Goal. Restate the whole listing word for word. Pictures are left out.
******************************
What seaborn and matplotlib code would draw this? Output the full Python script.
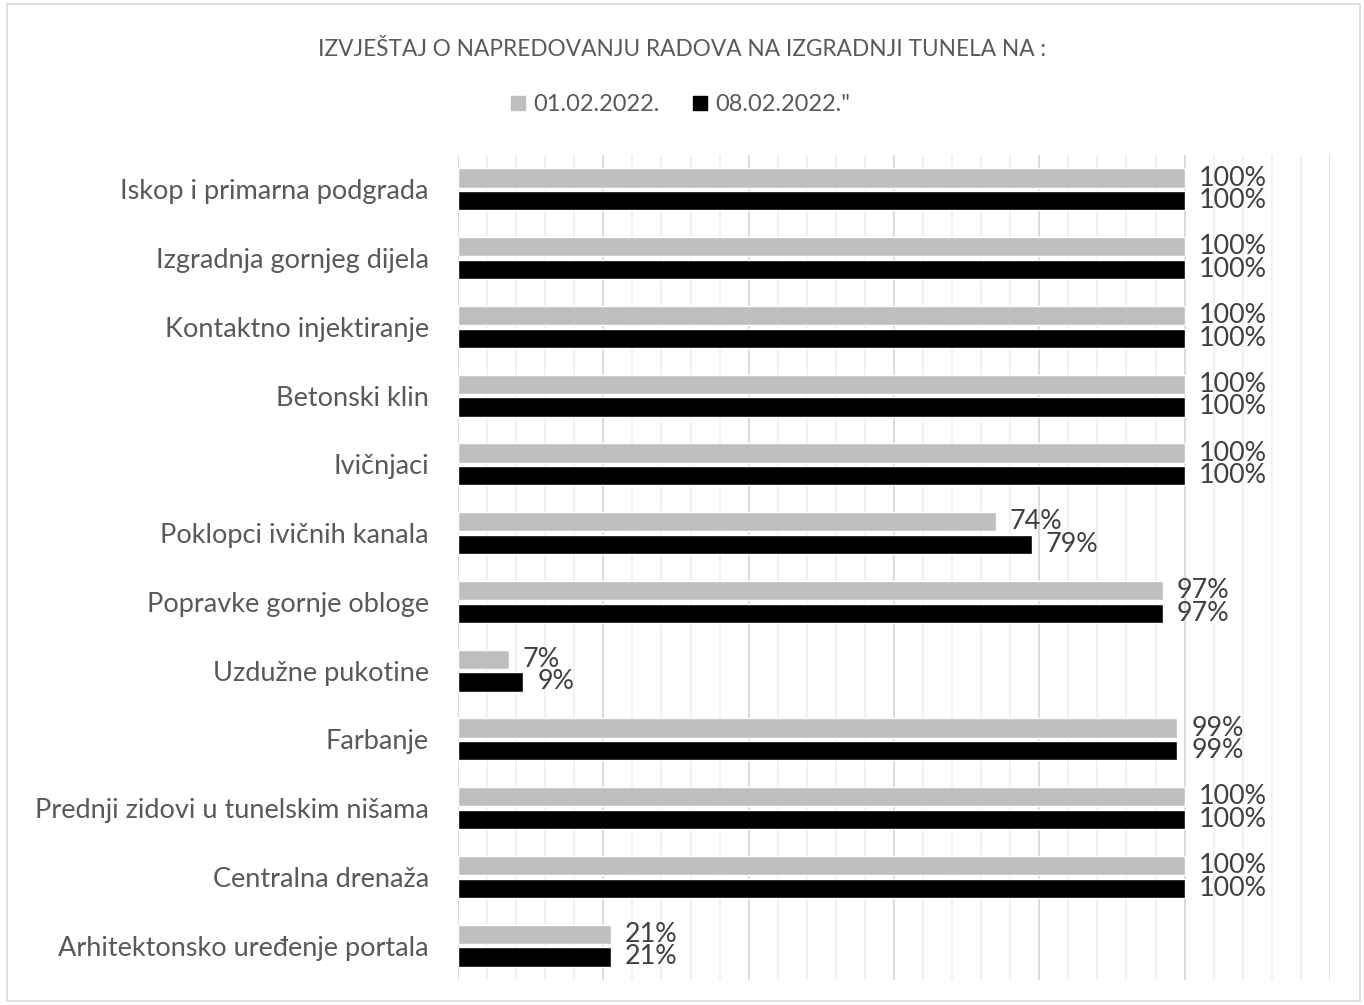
import matplotlib
matplotlib.use("Agg")
import matplotlib.pyplot as plt
import seaborn as sns
import pandas as pd
from matplotlib.patches import Rectangle
from matplotlib.ticker import MultipleLocator

# --- data ---
categories = [
    "Iskop i primarna podgrada",
    "Izgradnja gornjeg dijela",
    "Kontaktno injektiranje",
    "Betonski klin",
    "Ivičnjaci",
    "Poklopci ivičnih kanala",
    "Popravke gornje obloge",
    "Uzdužne pukotine",
    "Farbanje",
    "Prednji zidovi u tunelskim nišama",
    "Centralna drenaža",
    "Arhitektonsko uređenje portala",
]
week_1 = [1.00, 1.00, 1.00, 1.00, 1.00, 0.74, 0.97, 0.07, 0.99, 1.00, 1.00, 0.21]
week_2 = [1.00, 1.00, 1.00, 1.00, 1.00, 0.79, 0.97, 0.09, 0.99, 1.00, 1.00, 0.21]
series_names = ["01.02.2022.", "08.02.2022.\""]
title = "IZVJEŠTAJ O NAPREDOVANJU RADOVA NA IZGRADNJI TUNELA NA :"

df = pd.DataFrame({
    "kategorija": categories * 2,
    "vrijednost": week_1 + week_2,
    "datum": [series_names[0]] * len(categories) + [series_names[1]] * len(categories),
})

sns.set_theme(style="white")
plt.rcParams["font.family"] = ["Lato", "DejaVu Sans"]

fig = plt.figure(figsize=(13.64, 10.05), dpi=100)
ax = fig.add_axes([0.3358, 0.0249, 0.975 - 0.3358, 0.8209])

sns.barplot(
    data=df, y="kategorija", x="vrijednost", hue="datum",
    palette=["#bfbfbf", "#000000"], orient="h", width=0.66, gap=0.15,
    ax=ax, legend=False, saturation=1,
)

ax.set_xlim(0, 1.2)
ax.set_ylim(11.5, -0.5)
ax.xaxis.set_major_locator(MultipleLocator(0.2))
ax.xaxis.set_minor_locator(MultipleLocator(0.04))
ax.grid(axis="x", which="major", color="#d9d9d9", linewidth=1.3)
ax.grid(axis="x", which="minor", color="#f0f0f0", linewidth=1.3)
ax.set_axisbelow(True)
for s in ax.spines.values():
    s.set_visible(False)
ax.tick_params(axis="x", which="both", bottom=False, labelbottom=False)
ax.tick_params(axis="y", length=0, pad=21, labelsize=19.5, labelcolor="#595959")
ax.set_xlabel("")
ax.set_ylabel("")

for cont in ax.containers:
    labels = [f"{v * 100:.0f}%" for v in cont.datavalues]
    ax.bar_label(cont, labels=labels, padding=10, fontsize=19.4, color="#404040")

fig.text(0.5, 0.951, title, ha="center", va="center", fontsize=16.3, color="#595959")

# legend drawn as square markers
handles = [plt.Line2D([], [], marker="s", linestyle="", markersize=10,
                      markerfacecolor=c, markeredgecolor=c)
           for c in ["#bfbfbf", "#000000"]]
fig.legend(handles, series_names, loc="center", bbox_to_anchor=(0.4975, 0.896),
           ncol=2, frameon=False, fontsize=17, handletextpad=0.15,
           handlelength=1.0, columnspacing=1.2, labelcolor="#595959")

fig.patches.append(Rectangle((0.005, 0.004), 0.992, 0.992, transform=fig.transFigure,
                             fill=False, edgecolor="#d9d9d9", linewidth=1.2))

fig.savefig("out.png", dpi=100)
******************************
Exercise answer.
What seaborn and matplotlib code would draw this? Output the full Python script.
import matplotlib
matplotlib.use("Agg")
import matplotlib.pyplot as plt
import seaborn as sns
import pandas as pd
from matplotlib.patches import Rectangle
from matplotlib.ticker import MultipleLocator

# --- data ---
categories = [
    "Iskop i primarna podgrada",
    "Izgradnja gornjeg dijela",
    "Kontaktno injektiranje",
    "Betonski klin",
    "Ivičnjaci",
    "Poklopci ivičnih kanala",
    "Popravke gornje obloge",
    "Uzdužne pukotine",
    "Farbanje",
    "Prednji zidovi u tunelskim nišama",
    "Centralna drenaža",
    "Arhitektonsko uređenje portala",
]
week_1 = [1.00, 1.00, 1.00, 1.00, 1.00, 0.74, 0.97, 0.07, 0.99, 1.00, 1.00, 0.21]
week_2 = [1.00, 1.00, 1.00, 1.00, 1.00, 0.79, 0.97, 0.09, 0.99, 1.00, 1.00, 0.21]
series_names = ["01.02.2022.", "08.02.2022.\""]
title = "IZVJEŠTAJ O NAPREDOVANJU RADOVA NA IZGRADNJI TUNELA NA :"

df = pd.DataFrame({
    "kategorija": categories * 2,
    "vrijednost": week_1 + week_2,
    "datum": [series_names[0]] * len(categories) + [series_names[1]] * len(categories),
})

sns.set_theme(style="white")
plt.rcParams["font.family"] = ["Lato", "DejaVu Sans"]

fig = plt.figure(figsize=(13.64, 10.05), dpi=100)
ax = fig.add_axes([0.3358, 0.0249, 0.975 - 0.3358, 0.8209])

sns.barplot(
    data=df, y="kategorija", x="vrijednost", hue="datum",
    palette=["#bfbfbf", "#000000"], orient="h", width=0.66, gap=0.15,
    ax=ax, legend=False, saturation=1,
)

ax.set_xlim(0, 1.2)
ax.set_ylim(11.5, -0.5)
ax.xaxis.set_major_locator(MultipleLocator(0.2))
ax.xaxis.set_minor_locator(MultipleLocator(0.04))
ax.grid(axis="x", which="major", color="#d9d9d9", linewidth=1.3)
ax.grid(axis="x", which="minor", color="#f0f0f0", linewidth=1.3)
ax.set_axisbelow(True)
for s in ax.spines.values():
    s.set_visible(False)
ax.tick_params(axis="x", which="both", bottom=False, labelbottom=False)
ax.tick_params(axis="y", length=0, pad=21, labelsize=19.5, labelcolor="#595959")
ax.set_xlabel("")
ax.set_ylabel("")

for cont in ax.containers:
    labels = [f"{v * 100:.0f}%" for v in cont.datavalues]
    ax.bar_label(cont, labels=labels, padding=10, fontsize=19.4, color="#404040")

fig.text(0.5, 0.951, title, ha="center", va="center", fontsize=16.3, color="#595959")

# legend drawn as square markers
handles = [plt.Line2D([], [], marker="s", linestyle="", markersize=10,
                      markerfacecolor=c, markeredgecolor=c)
           for c in ["#bfbfbf", "#000000"]]
fig.legend(handles, series_names, loc="center", bbox_to_anchor=(0.4975, 0.896),
           ncol=2, frameon=False, fontsize=17, handletextpad=0.15,
           handlelength=1.0, columnspacing=1.2, labelcolor="#595959")

fig.patches.append(Rectangle((0.005, 0.004), 0.992, 0.992, transform=fig.transFigure,
                             fill=False, edgecolor="#d9d9d9", linewidth=1.2))

fig.savefig("out.png", dpi=100)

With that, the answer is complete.